WASHINGTON, Jan. 26 (UPI) -- U.S. coal-fired power plant pollution is linked to the premature deaths of an estimated 8,000 to 34,000 people each year, officials of a non-profit group say.
Pam Solo, president and founder of the Civil Society Institute in Washington, says the report by Synapse Energy Economics Inc., finds the human health costs of burning coal are real and substantial.
"The extraordinary social cost of the annual 8,000 to 34,000 premature deaths, when valued by current federal standards, imparts a cost on society of $64 (billion) to $272 billion; a cost that is up to four times as expensive as the cost of electricity from coal," Solo says in a statement.
The risk and extensive cost in terms of human health, productivity and long-term economic competitiveness are essential components of defining and moving toward a sustainable and truly clean energy future, Solo says.
The report says the existing coal-fired electric power fleet is also responsible for:
-- 42 trillion gallons of water withdrawn from surface and groundwater a year.

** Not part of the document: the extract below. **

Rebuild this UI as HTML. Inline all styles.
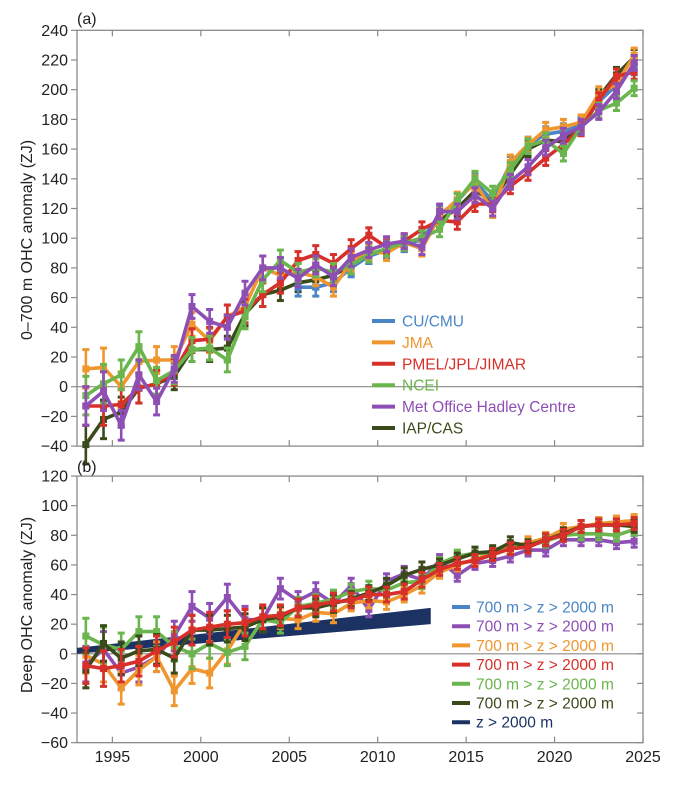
<!DOCTYPE html>
<html><head><meta charset="utf-8"><style>
body{margin:0;background:#fff;}
svg{display:block;font-family:"Liberation Sans",Arial,sans-serif;}
</style></head><body>
<svg id="chart" width="688" height="787" viewBox="0 0 688 787" xmlns="http://www.w3.org/2000/svg"></svg>
<script>
const years = [];
for (let y = 1993; y <= 2024; y++) years.push(y);
// Panel (a) 0-700 m OHC anomaly (ZJ)
const aIAP  = [-39,-22,-17,-1,2,7,25,25,26,49,62,65,70,72,75,82,88,92,96,100,112,120,132,125,143,160,166,165,176,195,210,222];
const aCU   = [null,null,null,null,null,null,null,null,null,null,null,null,67,67,70,80,88,92,96,99,116,125,138,125,150,163,170,172,176,192,203,215];
const aJMA  = [12,13,0,17,18,18,42,31,47,54,80,75,77,74,67,84,91,90,97,93,115,126,137,119,151,163,173,175,178,197,204,223];
const aPMEL = [-13,-13,-12,-1,2,10,31,32,47,51,62,70,85,89,83,93,102,94,98,106,112,111,123,123,135,144,154,163,174,193,209,212];
const aNCEI = [-6,2,8,27,4,11,25,26,18,47,72,85,77,80,77,82,89,93,97,100,106,125,140,130,146,162,166,157,175,186,191,201];
const aMET  = [-13,-3,-26,8,-10,12,54,44,40,63,80,80,73,82,74,87,92,96,98,94,118,118,129,120,138,148,161,169,175,185,199,218];
const aErr  = [13,13,10,10,9,9,8,8,8,8,8,7,6,6,6,6,5,5,5,5,5,5,5,5,5,5,5,5,5,5,5,5];
// Panel (b) deep OHC anomaly (ZJ)
const bCU   = [null,null,null,null,null,null,null,null,null,null,null,null,31,33,35,36,40,40,42,50,57,61,63,67,71,72,77,80,86,87,87,88];
const bMET  = [-7,3,-13,-9,-2,12,32,24,38,23,23,44,36,42,34,46,30,49,54,50,63,53,61,63,66,70,70,77,77,77,75,76];
const bJMA  = [-1,-7,-23,-11,-2,-25,-10,-13,2,21,23,24,23,28,27,34,36,35,40,46,55,60,64,68,72,75,78,84,86,88,89,90];
const bNCEI = [12,6,3,15,15,5,0,7,1,5,23,21,32,34,37,42,44,43,48,49,61,66,68,68,71,73,76,80,81,81,80,84];
const bIAP  = [-11,7,-3,2,3,-3,16,16,17,18,23,25,31,31,34,37,41,46,53,57,60,64,68,69,75,73,77,81,86,87,87,86];
const bPMEL = [-8,-10,-8,-5,2,8,16,18,20,21,25,26,31,33,35,36,40,40,42,50,57,61,63,67,71,72,77,80,86,87,87,88];
const bErr  = [12,12,11,10,10,10,10,10,9,9,8,7,6,6,6,5,5,5,5,5,4,4,4,4,4,4,4,4,4,4,4,4];
const bandYears = [1993, 2013];
const bandLow   = [0, 20];
const bandHigh  = [4, 31];
const xTicks = [1995, 2000, 2005, 2010, 2015, 2020, 2025];
const aTicks = [240,220,200,180,160,140,120,100,80,60,40,20,0,-20,-40];
const bTicks = [120,100,80,60,40,20,0,-20,-40,-60];

const C = {cu:'#4a86c5', jma:'#f0962e', pmel:'#d7302a', ncei:'#6ab54d', met:'#8e4fb5', iap:'#3b4a1a', navy:'#1b3262'};
const svg = document.getElementById('chart');
const NS = 'http://www.w3.org/2000/svg';
function el(tag, attrs, parent){ const e=document.createElementNS(NS,tag); for(const k in attrs) e.setAttribute(k,attrs[k]); (parent||svg).appendChild(e); return e; }

const X0 = 77, X1 = 643;
function xs(yr){ return X0 + (yr-1993)*(X1-X0)/32; }
function yA(v){ return 386.7 - v*1.485; }
function yB(v){ return 653.8 - v*1.481; }

function frame(name, top, bottom, ticks, yf){
  const g = el('g', {});
  
  
  el('rect', {x:X0, y:top, width:X1-X0, height:bottom-top, fill:'none', stroke:'#8a8a8a', 'stroke-width':1.3}, g);
  for (const t of ticks){
    const y = yf(t);
    el('line', {x1:X0-6, x2:X0, y1:y, y2:y, stroke:'#8a8a8a', 'stroke-width':1.2}, g);
    el('line', {x1:X1-6, x2:X1, y1:y, y2:y, stroke:'#8a8a8a', 'stroke-width':1.2}, g);
    const tx = el('text', {x:X0-9, y:y+5.5, 'text-anchor':'end', 'font-size':16, fill:'#222'}, g);
    tx.textContent = (t<0 ? '\u2212'+(-t) : t);
    
    
  }
  for (const t of xTicks){
    const x = xs(t);
    el('line', {x1:x, x2:x, y1:top, y2:top+6, stroke:'#8a8a8a', 'stroke-width':1.2}, g);
    el('line', {x1:x, x2:x, y1:bottom-6, y2:bottom, stroke:'#8a8a8a', 'stroke-width':1.2}, g);
  }
  el('line', {x1:X0, x2:X1, y1:yf(0), y2:yf(0), stroke:'#8a8a8a', 'stroke-width':1.2}, g);
}
frame('panel-a-axes', yA(240), yA(-40), aTicks, yA);
frame('panel-b-axes', yB(120), yB(-60), bTicks, yB);

function series(name, vals, errs, color, yf){
  const g = el('g', {});
  
  
  let d = '';
  vals.forEach((v,i)=>{ if (v===null) return; const x=xs(years[i]+0.5), y=yf(v); d += (d===''?'M':'L')+x.toFixed(1)+' '+y.toFixed(1)+' '; });
  el('path', {d:d, fill:'none', stroke:color, 'stroke-width':3.6, 'stroke-linejoin':'round'}, g);
  vals.forEach((v,i)=>{
    if (v===null) return;
    const x=xs(years[i]+0.5), e=errs[i];
    const y1=yf(v+e), y2=yf(v-e);
    el('line', {x1:x, x2:x, y1:y1, y2:y2, stroke:color, 'stroke-width':2.6}, g);
    el('line', {x1:x-3.5, x2:x+3.5, y1:y1, y2:y1, stroke:color, 'stroke-width':3}, g);
    el('line', {x1:x-3.5, x2:x+3.5, y1:y2, y2:y2, stroke:color, 'stroke-width':3}, g);
    const m = el('rect', {x:x-3.5, y:yf(v)-3.5, width:7, height:7, fill:color}, g);
    
    
  });
}
// panel a
series('iap-cas-a', aIAP, aErr, C.iap, yA);
series('cu-cmu-a', aCU, aErr, C.cu, yA);
series('jma-a', aJMA, aErr, C.jma, yA);
series('pmel-a', aPMEL, aErr, C.pmel, yA);
series('ncei-a', aNCEI, aErr, C.ncei, yA);
series('met-office-a', aMET, aErr, C.met, yA);
// panel b
const band = el('polygon', {points:
  xs(bandYears[0])+','+yB(bandLow[0])+' '+xs(bandYears[1])+','+yB(bandLow[1])+' '+xs(bandYears[1])+','+yB(bandHigh[1])+' '+xs(bandYears[0])+','+yB(bandHigh[0]),
  fill:C.navy});


series('cu-cmu-b', bCU, bErr, C.cu, yB);
series('met-office-b', bMET, bErr, C.met, yB);
series('jma-b', bJMA, bErr, C.jma, yB);
series('ncei-b', bNCEI, bErr, C.ncei, yB);
series('iap-cas-b', bIAP, bErr, C.iap, yB);
series('pmel-b', bPMEL, bErr, C.pmel, yB);

// x tick labels
for (const t of xTicks){
  const tx = el('text', {x:xs(t), y:762, 'text-anchor':'middle', 'font-size':16, fill:'#222'});
  tx.textContent = t;
  
  
}
function label(txt, x, y, size, name, rot){
  const t = el('text', {x:x, y:y, 'font-size':size, fill:'#222', 'text-anchor': rot?'middle':'start'});
  if (rot) t.setAttribute('transform', 'rotate(-90 '+x+' '+y+')');
  t.textContent = txt;
  
  
}
label('(a)', 77, 24, 16, 'panel-a-label');
label('(b)', 77, 472, 16, 'panel-b-label');
label('0\u2013700 m OHC anomaly (ZJ)', 32, 240, 16, 'y-axis-title-a', true);
label('Deep OHC anomaly (ZJ)', 32, 605, 16, 'y-axis-title-b', true);

// legends
const legANames = ['CU/CMU','JMA','PMEL/JPL/JIMAR','NCEI','Met Office Hadley Centre','IAP/CAS'];
const legAColors = [C.cu, C.jma, C.pmel, C.ncei, C.met, C.iap];
legANames.forEach((n,i)=>{
  const y = 321 + i*21.4;
  const g = el('g', {});
  
  
  el('line', {x1:372, x2:395, y1:y, y2:y, stroke:legAColors[i], 'stroke-width':4}, g);
  const t = el('text', {x:402, y:y+5.5, 'font-size':15.5, fill:legAColors[i]}, g);
  t.textContent = n;
});
const legBNames = ['700 m > z > 2000 m','700 m > z > 2000 m','700 m > z > 2000 m','700 m > z > 2000 m','700 m > z > 2000 m','700 m > z > 2000 m','z > 2000 m'];
const legBColors = [C.cu, C.met, C.jma, C.pmel, C.ncei, C.iap, C.navy];
legBNames.forEach((n,i)=>{
  const y = 607 + i*19.2;
  const g = el('g', {});
  
  
  el('line', {x1:452, x2:470, y1:y, y2:y, stroke:legBColors[i], 'stroke-width':4}, g);
  const t = el('text', {x:476, y:y+5.5, 'font-size':15.5, fill:legBColors[i]}, g);
  t.textContent = n;
});
</script>
</body></html>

-- Nearly 1 trillion gallons of water consumed by coal plant cooling systems.
-- About 100 million tons of toxic coal wastes dumped into landfills, sludge ponds, and holding ponds.
-- Impaired visibility at the great U.S. national monuments and parks.
-- Two billion tons of carbon dioxide, the primary cause of global climate change, drowning coastal regions, reducing water availability in water-short regions, and causing the extinction of an estimated 20 percent to 30 percent of plant and animal species.